US imposes sanctions targeting Bosnian Serb leader Dodik's network of firms

Russia's President Putin and Serb Republic's President Dodik meet in St Petersburg

SARAJEVO (Reuters) - The United States on Tuesday imposed sanctions on two individuals and a network of companies generating wealth for Bosnian Serb nationalist leader Milorad Dodik and his family, the U.S. Treasury Department said in a statement.

Dodik, the pro-Russian president of the autonomous Serb Republic who has long advocated the region's secession from Bosnia, is already under U.S. and UK sanctions.

Last October, Washington imposed sanctions against his two adult children - son Igor Dodik and daughter Gorica Dodik - and their companies, saying they facilitated the Bosnian Serb leader's ongoing corruption.

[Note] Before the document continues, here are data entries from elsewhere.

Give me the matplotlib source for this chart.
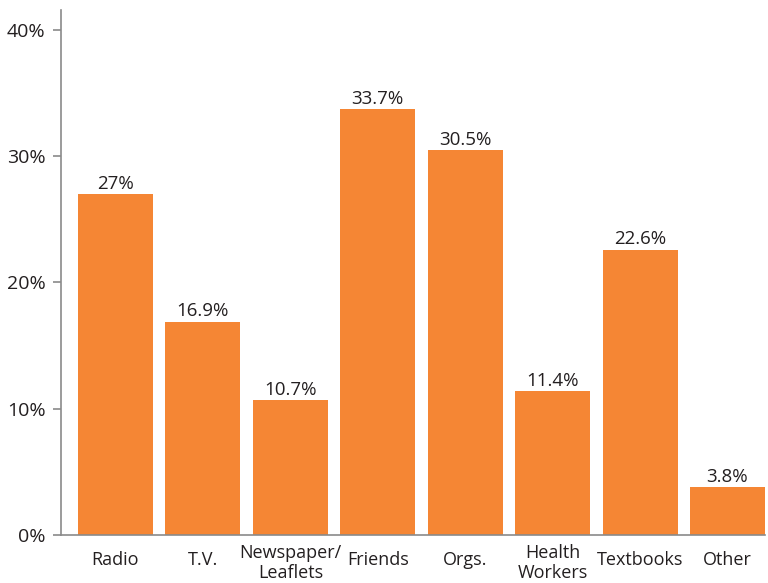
import matplotlib
matplotlib.use("Agg")
import matplotlib.pyplot as plt
from matplotlib.transforms import blended_transform_factory

categories = ["Radio", "T.V.", "Newspaper/\nLeaflets", "Friends", "Orgs.",
              "Health\nWorkers", "Textbooks", "Other"]
values = [27.0, 16.9, 10.7, 33.7, 30.5, 11.4, 22.6, 3.8]
value_labels = ["27%", "16.9%", "10.7%", "33.7%", "30.5%", "11.4%", "22.6%", "3.8%"]
yticks = [0, 10, 20, 30, 40]
ytick_labels = ["0%", "10%", "20%", "30%", "40%"]

plt.rcParams['font.family'] = ['Open Sans', 'DejaVu Sans']
text_color = "#231F20"
axis_color = "#8A8A8A"
bar_color = "#F58634"

fig = plt.figure(figsize=(7.68, 5.83), dpi=100)
ax = fig.add_axes([61/768, 48/583, 704/768, 525/583])

x = list(range(len(categories)))
ax.bar(x, values, width=0.858, color=bar_color)
ax.set_xlim(-0.623, 7.429)
ax.set_ylim(0, 41.58)

for xi, v, lab in zip(x, values, value_labels):
    ax.annotate(lab, (xi, v), xytext=(0, 1.0), textcoords="offset points",
                ha="center", va="bottom", fontsize=13.5, color=text_color)

ax.set_xticks([])
trans = blended_transform_factory(ax.transData, ax.transAxes)
for xi, c in zip(x, categories):
    yy = -0.0533 if "\n" in c else -0.0476
    ax.text(xi, yy, c, transform=trans, ha="center", va="center",
            fontsize=13, color=text_color, linespacing=1.1)

ax.set_yticks(yticks)
ax.set_yticklabels(ytick_labels, fontsize=14, color=text_color)
ax.tick_params(axis="y", length=6, width=1.2, color=axis_color, pad=5)

for s in ["top", "right"]:
    ax.spines[s].set_visible(False)
for s in ["left", "bottom"]:
    ax.spines[s].set_color(axis_color)
    ax.spines[s].set_linewidth(1.2)

fig.savefig("out.png", dpi=100)
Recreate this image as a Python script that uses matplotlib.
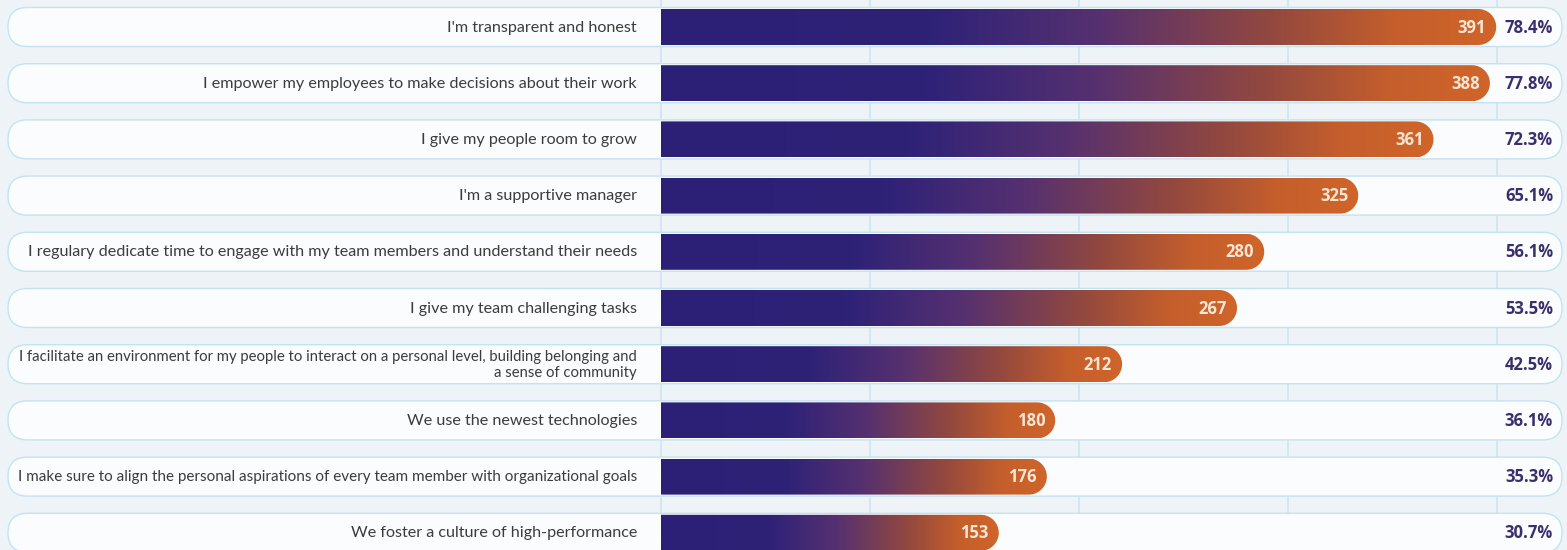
import numpy as np
import matplotlib
matplotlib.use("Agg")
import matplotlib.pyplot as plt
from matplotlib.patches import FancyBboxPatch, Polygon
from matplotlib.colors import LinearSegmentedColormap

categories = [
    "I'm transparent and honest",
    "I empower my employees to make decisions about their work",
    "I give my people room to grow",
    "I'm a supportive manager",
    "I regulary dedicate time to engage with my team members and understand their needs",
    "I give my team challenging tasks",
    "I facilitate an environment for my people to interact on a personal level, building belonging and\na sense of community",
    "We use the newest technologies",
    "I make sure to align the personal aspirations of every team member with organizational goals",
    "We foster a culture of high-performance",
]
counts = [391, 388, 361, 325, 280, 267, 212, 180, 176, 153]
percents = [78.4, 77.8, 72.3, 65.1, 56.1, 53.5, 42.5, 36.1, 35.3, 30.7]
grid_ticks = [0, 100, 200, 300, 400]

W, H = 1567, 550
BG = "#edf3f7"
fig = plt.figure(figsize=(W / 100, H / 100), dpi=100)
fig.patch.set_facecolor(BG)
ax = fig.add_axes([0, 0, 1, 1])
ax.set_facecolor(BG)
ax.axis("off")

# layout (pixels)
x0px = 661.0
ppu = 2.09          # pixels per unit
y0px = 27.0
pitch = 56.2
dx = 1.0 / ppu
dy = 1.0 / pitch

xmin = -x0px * dx
xmax = (W - x0px) * dx
ytop = -y0px * dy
ybot = (H - y0px) * dy
ax.set_xlim(xmin, xmax)
ax.set_ylim(ybot, ytop)

def px2x(p):
    return (p - x0px) * dx

ax.vlines(grid_ticks, ybot, ytop, colors="#cde5f1", linewidth=1.2, zorder=0)

aspect = dy / dx
pill_h = 39 * dy
pill_r = 19.5 * dx
bar_ry = 18 * dy
bar_rx = 18 * dx

cmap = LinearSegmentedColormap.from_list(
    "grad",
    [(0.0, "#2b2076"), (0.32, "#2e2277"), (0.52, "#553070"),
     (0.73, "#92483f"), (0.88, "#c45e2c"), (1.0, "#d0652a")])
grad = np.linspace(0, 1, 256).reshape(1, -1)

labels = []
for i, (cat, c, p) in enumerate(zip(categories, counts, percents)):
    pill = FancyBboxPatch((px2x(8), i - pill_h / 2), px2x(1562) - px2x(8), pill_h,
                          boxstyle=f"round,pad=0,rounding_size={pill_r}",
                          mutation_aspect=aspect,
                          facecolor="#fbfcfd", edgecolor="#c3e3f1", linewidth=1.0,
                          zorder=1)
    ax.add_patch(pill)

    t = np.linspace(-np.pi / 2, np.pi / 2, 40)
    arc = np.column_stack([c + bar_rx * np.cos(t), i + bar_ry * np.sin(t)])
    pts = np.vstack([[0, i - bar_ry], arc, [0, i + bar_ry]])
    bar = Polygon(pts, closed=True, facecolor="none", edgecolor="none", zorder=2)
    ax.add_patch(bar)
    im = ax.imshow(grad, cmap=cmap, aspect="auto",
                   extent=(0, c + bar_rx, i + bar_ry, i - bar_ry),
                   interpolation="bilinear", zorder=2)
    im.set_clip_path(bar)

    ax.text(c + bar_rx - 10 * dx, i + 0.01, str(c), ha="right", va="center",
            fontsize=12, fontweight="bold", family="Open Sans", color="#f8e6d4", zorder=3)
    ax.text(px2x(1553), i + 0.01, f"{p:.1f}%", ha="right", va="center",
            fontsize=12, fontweight="bold", family="Open Sans", color="#3a2e6c", zorder=3)
    lt = ax.text(px2x(637), i + 0.01, cat, ha="right", va="center", multialignment="right",
                 fontsize=11.6, family="Lato", color="#3c3c3c", linespacing=1.2, zorder=3)
    labels.append(lt)

ax.set_xlim(xmin, xmax)
ax.set_ylim(ybot, ytop)

# shrink labels that would overflow the pill on the left
fig.canvas.draw()
r = fig.canvas.get_renderer()
for lt in labels:
    bb = lt.get_window_extent(r)
    avail = 637 - 18
    if bb.width > avail:
        lt.set_fontsize(lt.get_fontsize() * avail / bb.width)

fig.savefig("out.png", dpi=100, facecolor=BG)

The U.S. Department of the Treasury’s Office of Foreign Assets Control (OFAC) said Dodik has used his official position to accumulate personal wealth through seven companies linked to himself and to Igor Dodik, who controls the firms officially run by individuals loyal to him.

The office imposed sanctions on Djordje Djuric, owner of Infinity and its subsidiaries, and Milenko Cicic, the general director of Kaldera.

OFAC gave an example of Dodik using state government officials from his party to manipulate the 2024 draft state budget and award a state-level contract to Prointer ITSS d.o.o. Banja Luka Clan Infinity International Group - an entity in the network of his companies - outside of the competitive process.

“The United States condemns Dodik’s continued efforts to erode the institutions that have ensured peace and stability for Bosnia and Herzegovina and the region,” said Brian Nelson, the Under Secretary of the Treasury for Terrorism and Financial Intelligence.

“We will continue to expose the fraudulent schemes that enable Dodik and his family to exploit their own people for their personal benefit,” he added.

The United States says Dodik has undermined the 1995 Dayton Peace Agreement. The accords ended the 1992-1995 Bosnian war in which 100,000 were killed, dividing the country into two autonomous regions, the Serb Republic and the Bosniak-Croat Federation, linked via a weak central government.

Over the past several years, Dodik has intensified his secessionist rhetoric, hoping that Russia, Serbia and Hungary would back him up.